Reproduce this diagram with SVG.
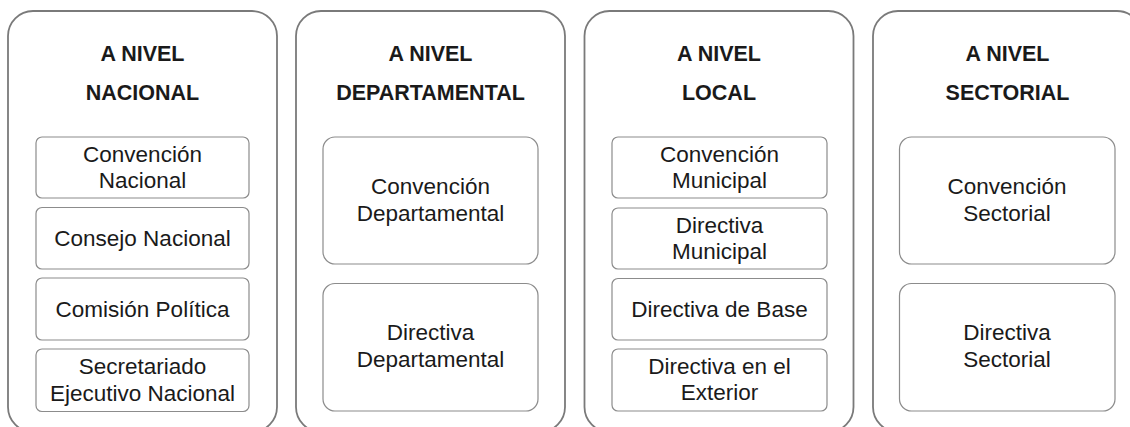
<svg xmlns="http://www.w3.org/2000/svg" width="1130" height="427" viewBox="0 0 1130 427">
<style>
.panel{fill:#fff;stroke:#7a7a7a;stroke-width:1.8}
.box{fill:#fff;stroke:#8c8c8c;stroke-width:1.2}
.title{font-family:"Liberation Sans",Arial,sans-serif;font-weight:700;font-size:21.5px;fill:#1a1a1a;text-anchor:middle}
.t{font-family:"Liberation Sans",Arial,sans-serif;font-size:22.5px;fill:#1a1a1a;text-anchor:middle}
</style>
<rect width="1130" height="427" fill="#fff"/>
<g id="connectors"/>
<g id="nacional">
<rect class="panel" x="8" y="11" width="269" height="421" rx="25"/>
<text class="title" x="142.5" y="61">A NIVEL</text>
<text class="title" x="142.5" y="100">NACIONAL</text>
<g id="convencion-nacional"><rect class="box" x="36" y="137" width="213" height="61" rx="6"/>
<text class="t" x="142.5" y="162">Convención</text><text class="t" x="142.5" y="188">Nacional</text></g>
<g id="consejo-nacional"><rect class="box" x="36" y="207.5" width="213" height="61.5" rx="6"/>
<text class="t" x="142.5" y="246">Consejo Nacional</text></g>
<g id="comision-politica"><rect class="box" x="36" y="278" width="213" height="62" rx="6"/>
<text class="t" x="142.5" y="316.5">Comisión Política</text></g>
<g id="secretariado"><rect class="box" x="36" y="349" width="213" height="62.5" rx="6"/>
<text class="t" x="142.5" y="374">Secretariado</text><text class="t" x="142.5" y="401">Ejecutivo Nacional</text></g>
</g>
<g id="departamental">
<rect class="panel" x="296" y="11" width="269" height="421" rx="25"/>
<text class="title" x="430.5" y="61">A NIVEL</text>
<text class="title" x="430.5" y="100">DEPARTAMENTAL</text>
<g id="convencion-departamental"><rect class="box" x="323" y="137" width="215" height="127" rx="12"/>
<text class="t" x="430.5" y="194">Convención</text><text class="t" x="430.5" y="221">Departamental</text></g>
<g id="directiva-departamental"><rect class="box" x="323" y="283.5" width="215" height="127.5" rx="12"/>
<text class="t" x="430.5" y="340">Directiva</text><text class="t" x="430.5" y="367">Departamental</text></g>
</g>
<g id="local">
<rect class="panel" x="584.5" y="11" width="269" height="421" rx="25"/>
<text class="title" x="719" y="61">A NIVEL</text>
<text class="title" x="719" y="100">LOCAL</text>
<g id="convencion-municipal"><rect class="box" x="612" y="137" width="215" height="61" rx="6"/>
<text class="t" x="719.5" y="162">Convención</text><text class="t" x="719.5" y="188">Municipal</text></g>
<g id="directiva-municipal"><rect class="box" x="612" y="208" width="215" height="61" rx="6"/>
<text class="t" x="719.5" y="233">Directiva</text><text class="t" x="719.5" y="259">Municipal</text></g>
<g id="directiva-base"><rect class="box" x="612" y="278.5" width="215" height="61.5" rx="6"/>
<text class="t" x="719.5" y="316.5">Directiva de Base</text></g>
<g id="directiva-exterior"><rect class="box" x="612" y="349" width="215" height="62" rx="6"/>
<text class="t" x="719.5" y="374">Directiva en el</text><text class="t" x="719.5" y="400">Exterior</text></g>
</g>
<g id="sectorial">
<rect class="panel" x="873" y="11" width="269" height="421" rx="25"/>
<text class="title" x="1007.5" y="61">A NIVEL</text>
<text class="title" x="1007.5" y="100">SECTORIAL</text>
<g id="convencion-sectorial"><rect class="box" x="899.5" y="137" width="215.5" height="127" rx="12"/>
<text class="t" x="1007" y="194">Convención</text><text class="t" x="1007" y="221">Sectorial</text></g>
<g id="directiva-sectorial"><rect class="box" x="899.5" y="283.5" width="215.5" height="127.5" rx="12"/>
<text class="t" x="1007" y="340">Directiva</text><text class="t" x="1007" y="367">Sectorial</text></g>
</g>
</svg>
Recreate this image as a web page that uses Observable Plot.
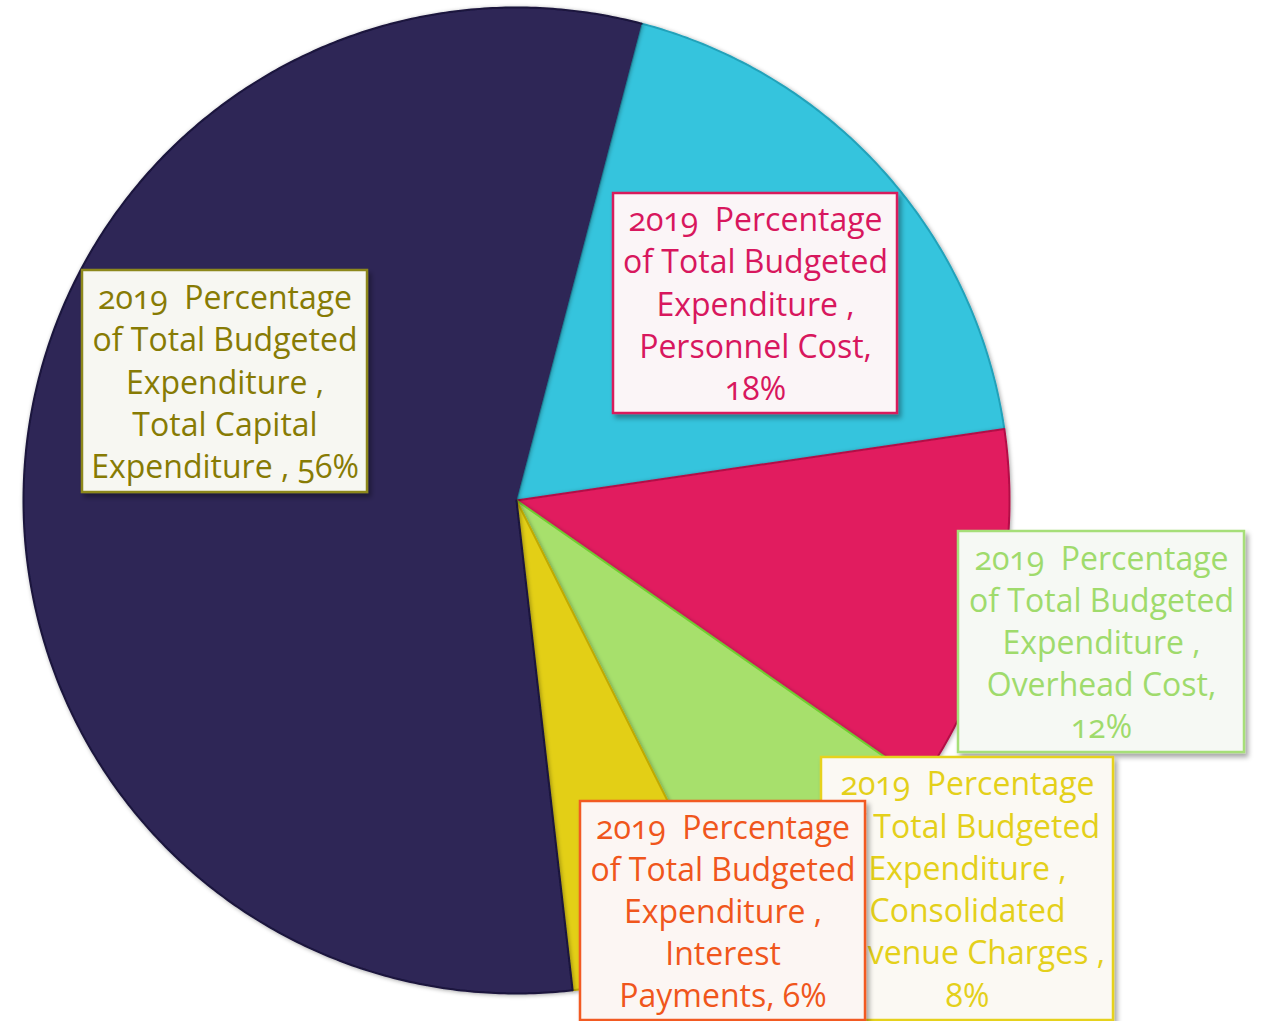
<!DOCTYPE html>
<html><head><meta charset="utf-8">
<script src="https://cdn.jsdelivr.net/npm/d3@7"></script>
<script src="https://cdn.jsdelivr.net/npm/@observablehq/plot@0.6"></script>
<style>
html,body{margin:0;padding:0;background:#fff;}
#chart svg{display:block;}
#chart svg text{white-space:pre;font-variant-numeric:oldstyle-nums;}
</style></head><body><div id="chart"></div>
<script>
// ---- data ----
const categories = ["Personnel Cost", "Overhead Cost", "Consolidated Revenue Charges", "Interest Payments", "Total Capital Expenditure"];
const values = [18.6, 12.0, 7.9, 5.6, 55.9];
const labelTexts = [
  "2019  Percentage\nof Total Budgeted\nExpenditure ,\nPersonnel Cost,\n18%",
  "2019  Percentage\nof Total Budgeted\nExpenditure ,\nOverhead Cost,\n12%",
  "2019  Percentage\nof Total Budgeted\nExpenditure ,\nConsolidated\nRevenue Charges ,\n8%",
  "2019  Percentage\nof Total Budgeted\nExpenditure ,\nInterest\nPayments, 6%",
  "2019  Percentage\nof Total Budgeted\nExpenditure ,\nTotal Capital\nExpenditure , 56%"
];
const sliceColors = ["#34c4dd", "#e11b5e", "#a7e06c", "#e3cf16", "#2d2556"];
const sliceEdgeColors = ["#24a2ba", "#b31047", "#70cc30", "#c0aa04", "#1a143c"];
const labelTextColors = ["#d8175e", "#9fdb6c", "#e4d01a", "#f0561c", "#877b04"];
const labelBorderColors = ["#d81b5c", "#a6df78", "#e6d21c", "#f25a22", "#8d881e"];
const labelFills = ["#fbf5f7", "#f6f9f4", "#fbf9f3", "#fcf6f3", "#f7f7f2"];

// ---- layout ----
const W = 1261, H = 1021;
const cx = 516, cy = 500, R = 493, startDeg = 14.7;
const labelBoxes = [
  {x1: 613, y1: 193, x2: 897, y2: 413},
  {x1: 958, y1: 531, x2: 1244, y2: 752},
  {x1: 821, y1: 757, x2: 1113, y2: 1020},
  {x1: 580, y1: 801, x2: 865, y2: 1020},
  {x1: 82, y1: 270, x2: 367, y2: 492}
];
const labelOrder = [4, 0, 1, 2, 3];

const total = d3.sum(values);
let acc = startDeg;
const slices = values.map((v, i) => {
  const a0 = acc, a1 = acc + v / total * 360;
  acc = a1;
  return {i, a0, a1};
});
const slicePoints = [];
slices.forEach(s => {
  slicePoints.push({cat: categories[s.i], x: cx, y: cy});
  const n = Math.ceil((s.a1 - s.a0) / 0.5);
  for (let k = 0; k <= n; k++) {
    const t = (s.a0 + (s.a1 - s.a0) * k / n) * Math.PI / 180;
    slicePoints.push({cat: categories[s.i], x: cx + R * Math.sin(t), y: cy - R * Math.cos(t)});
  }
});

const marks = [];
slices.forEach(s => {
  marks.push(Plot.line(slicePoints.filter(p => p.cat === categories[s.i]), {x: "x", y: "y", fill: sliceColors[s.i], stroke: sliceEdgeColors[s.i], strokeWidth: 2}));
});
labelOrder.forEach(i => {
  const b = labelBoxes[i];
  marks.push(Plot.rect([b], {x1: "x1", x2: "x2", y1: "y1", y2: "y2", fill: labelFills[i], stroke: labelBorderColors[i], strokeWidth: 2.5}));
  marks.push(Plot.text([b], {x: d => (d.x1 + d.x2) / 2, y: d => (d.y1 + d.y2) / 2, dy: -1.5, text: () => labelTexts[i], fill: labelTextColors[i], fontSize: 32, lineHeight: 1.32, lineAnchor: "middle", textAnchor: "middle", fontFamily: "'Open Sans', sans-serif"}));
});

const svg = Plot.plot({
  width: W, height: H, margin: 0,
  x: {domain: [0, W], range: [0, W], axis: null},
  y: {domain: [0, H], range: [0, H], axis: null},
  style: {background: "#ffffff"},
  marks
});
// shadow filters
const defs = d3.select(svg).insert("defs", ":first-child");
const f = defs.append("filter").attr("id", "boxShadow").attr("x", "-10%").attr("y", "-10%").attr("width", "130%").attr("height", "130%");
f.append("feDropShadow").attr("dx", 3).attr("dy", 4).attr("stdDeviation", 2.5).attr("flood-color", "#000").attr("flood-opacity", 0.35);
const f2 = defs.append("filter").attr("id", "sliceShadow").attr("x", "-10%").attr("y", "-10%").attr("width", "130%").attr("height", "130%");
f2.append("feDropShadow").attr("dx", 1).attr("dy", 1).attr("stdDeviation", 2).attr("flood-color", "#000").attr("flood-opacity", 0.35);
d3.select(svg).selectAll('g[aria-label="rect"] rect').attr("filter", "url(#boxShadow)");
d3.select(svg).selectAll('g[aria-label="line"] path').attr("filter", "url(#sliceShadow)");
document.getElementById("chart").appendChild(svg);
</script></body></html>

_ _ _ _ _

* Aim of the exercise *
Read the entries and select each line where the word "this" is found.

* Full output *
Reproduce this diagram with SVG.
Recreate this image as a web page that uses Observable Plot.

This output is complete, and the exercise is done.